WHAT YOU ARE ASKED TO DO
Using the data beneath this instruction, retype only the lines from the one that contains "Write the TikZ code for this diagram." down to the one that contains "(0,0) rectangle (376,338);", both included, exactly as they appear.

MATERIALS PROVIDED
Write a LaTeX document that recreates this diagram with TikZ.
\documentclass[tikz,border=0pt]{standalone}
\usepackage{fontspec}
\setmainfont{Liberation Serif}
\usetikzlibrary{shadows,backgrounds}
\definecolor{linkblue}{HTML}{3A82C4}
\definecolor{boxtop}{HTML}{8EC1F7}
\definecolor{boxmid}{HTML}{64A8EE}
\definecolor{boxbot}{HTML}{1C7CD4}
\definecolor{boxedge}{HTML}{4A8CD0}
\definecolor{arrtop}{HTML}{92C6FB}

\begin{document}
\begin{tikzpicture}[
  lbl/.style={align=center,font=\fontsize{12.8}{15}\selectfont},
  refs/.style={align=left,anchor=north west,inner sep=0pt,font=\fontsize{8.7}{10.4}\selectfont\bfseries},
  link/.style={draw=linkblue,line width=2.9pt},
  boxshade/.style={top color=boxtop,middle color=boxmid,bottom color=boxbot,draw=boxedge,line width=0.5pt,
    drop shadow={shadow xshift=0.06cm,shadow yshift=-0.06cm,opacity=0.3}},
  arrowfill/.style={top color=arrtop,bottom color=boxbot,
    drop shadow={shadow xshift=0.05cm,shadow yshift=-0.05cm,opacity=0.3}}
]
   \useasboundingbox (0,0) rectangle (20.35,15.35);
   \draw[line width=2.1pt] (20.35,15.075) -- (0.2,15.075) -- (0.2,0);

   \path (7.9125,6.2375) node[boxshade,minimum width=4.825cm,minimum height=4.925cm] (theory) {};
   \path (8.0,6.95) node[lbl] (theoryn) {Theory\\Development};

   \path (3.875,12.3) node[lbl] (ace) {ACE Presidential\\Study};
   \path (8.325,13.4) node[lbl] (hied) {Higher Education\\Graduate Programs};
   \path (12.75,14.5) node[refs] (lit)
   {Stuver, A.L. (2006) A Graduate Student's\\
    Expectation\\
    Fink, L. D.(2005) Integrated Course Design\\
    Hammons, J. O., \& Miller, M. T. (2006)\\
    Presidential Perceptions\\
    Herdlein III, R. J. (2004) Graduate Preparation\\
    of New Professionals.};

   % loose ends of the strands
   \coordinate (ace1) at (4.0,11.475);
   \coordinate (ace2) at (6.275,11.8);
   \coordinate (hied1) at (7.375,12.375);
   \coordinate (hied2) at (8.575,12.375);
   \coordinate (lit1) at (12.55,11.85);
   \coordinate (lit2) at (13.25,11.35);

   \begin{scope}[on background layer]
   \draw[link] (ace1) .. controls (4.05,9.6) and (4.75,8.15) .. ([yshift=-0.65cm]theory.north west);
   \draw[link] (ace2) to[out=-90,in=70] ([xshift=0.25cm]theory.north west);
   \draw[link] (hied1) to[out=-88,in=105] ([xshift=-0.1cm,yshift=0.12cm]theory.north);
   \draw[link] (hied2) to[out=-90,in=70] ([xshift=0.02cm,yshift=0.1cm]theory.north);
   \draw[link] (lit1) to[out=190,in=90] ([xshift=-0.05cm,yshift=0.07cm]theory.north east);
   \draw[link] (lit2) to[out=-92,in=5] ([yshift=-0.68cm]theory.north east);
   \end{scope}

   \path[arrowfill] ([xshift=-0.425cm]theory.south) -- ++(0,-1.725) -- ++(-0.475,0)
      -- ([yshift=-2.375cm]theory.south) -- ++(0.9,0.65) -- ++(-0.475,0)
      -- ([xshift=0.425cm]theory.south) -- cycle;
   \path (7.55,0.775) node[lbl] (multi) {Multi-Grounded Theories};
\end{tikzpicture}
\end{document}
* * *
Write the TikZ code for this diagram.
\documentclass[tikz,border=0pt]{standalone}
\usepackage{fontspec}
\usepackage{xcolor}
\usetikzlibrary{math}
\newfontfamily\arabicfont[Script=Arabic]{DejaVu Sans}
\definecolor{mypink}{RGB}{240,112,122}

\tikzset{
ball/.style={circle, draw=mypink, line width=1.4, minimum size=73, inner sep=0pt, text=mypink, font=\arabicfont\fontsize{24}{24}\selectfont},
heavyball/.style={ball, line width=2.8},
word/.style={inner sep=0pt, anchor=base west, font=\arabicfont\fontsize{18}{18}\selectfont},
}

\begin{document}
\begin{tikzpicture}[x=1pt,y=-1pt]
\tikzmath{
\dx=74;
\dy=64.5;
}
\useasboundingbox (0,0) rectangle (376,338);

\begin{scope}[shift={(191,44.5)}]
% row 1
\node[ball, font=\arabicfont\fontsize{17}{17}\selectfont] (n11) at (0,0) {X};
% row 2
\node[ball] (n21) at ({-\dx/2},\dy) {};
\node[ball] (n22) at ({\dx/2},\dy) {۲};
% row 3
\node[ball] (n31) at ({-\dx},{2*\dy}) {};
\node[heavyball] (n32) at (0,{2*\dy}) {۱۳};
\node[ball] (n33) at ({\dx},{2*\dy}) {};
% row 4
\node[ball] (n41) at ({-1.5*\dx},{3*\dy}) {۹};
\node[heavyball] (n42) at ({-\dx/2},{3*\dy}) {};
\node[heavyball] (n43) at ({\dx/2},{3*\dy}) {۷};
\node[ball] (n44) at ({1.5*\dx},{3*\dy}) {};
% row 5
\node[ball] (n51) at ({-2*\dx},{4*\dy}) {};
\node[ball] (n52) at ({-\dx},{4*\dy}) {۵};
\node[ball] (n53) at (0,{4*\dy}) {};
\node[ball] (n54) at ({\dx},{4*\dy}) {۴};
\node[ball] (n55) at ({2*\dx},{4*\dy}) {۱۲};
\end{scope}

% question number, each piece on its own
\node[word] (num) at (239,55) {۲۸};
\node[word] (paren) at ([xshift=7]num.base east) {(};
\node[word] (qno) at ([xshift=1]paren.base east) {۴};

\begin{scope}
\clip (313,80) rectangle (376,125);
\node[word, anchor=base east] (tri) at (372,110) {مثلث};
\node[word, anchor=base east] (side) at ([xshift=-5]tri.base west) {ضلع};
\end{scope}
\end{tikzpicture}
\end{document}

FULL ANSWER
Write the TikZ code for this diagram.
\documentclass[tikz,border=0pt]{standalone}
\usepackage{fontspec}
\usepackage{xcolor}
\usetikzlibrary{math}
\newfontfamily\arabicfont[Script=Arabic]{DejaVu Sans}
\definecolor{mypink}{RGB}{240,112,122}

\tikzset{
ball/.style={circle, draw=mypink, line width=1.4, minimum size=73, inner sep=0pt, text=mypink, font=\arabicfont\fontsize{24}{24}\selectfont},
heavyball/.style={ball, line width=2.8},
word/.style={inner sep=0pt, anchor=base west, font=\arabicfont\fontsize{18}{18}\selectfont},
}

\begin{document}
\begin{tikzpicture}[x=1pt,y=-1pt]
\tikzmath{
\dx=74;
\dy=64.5;
}
\useasboundingbox (0,0) rectangle (376,338);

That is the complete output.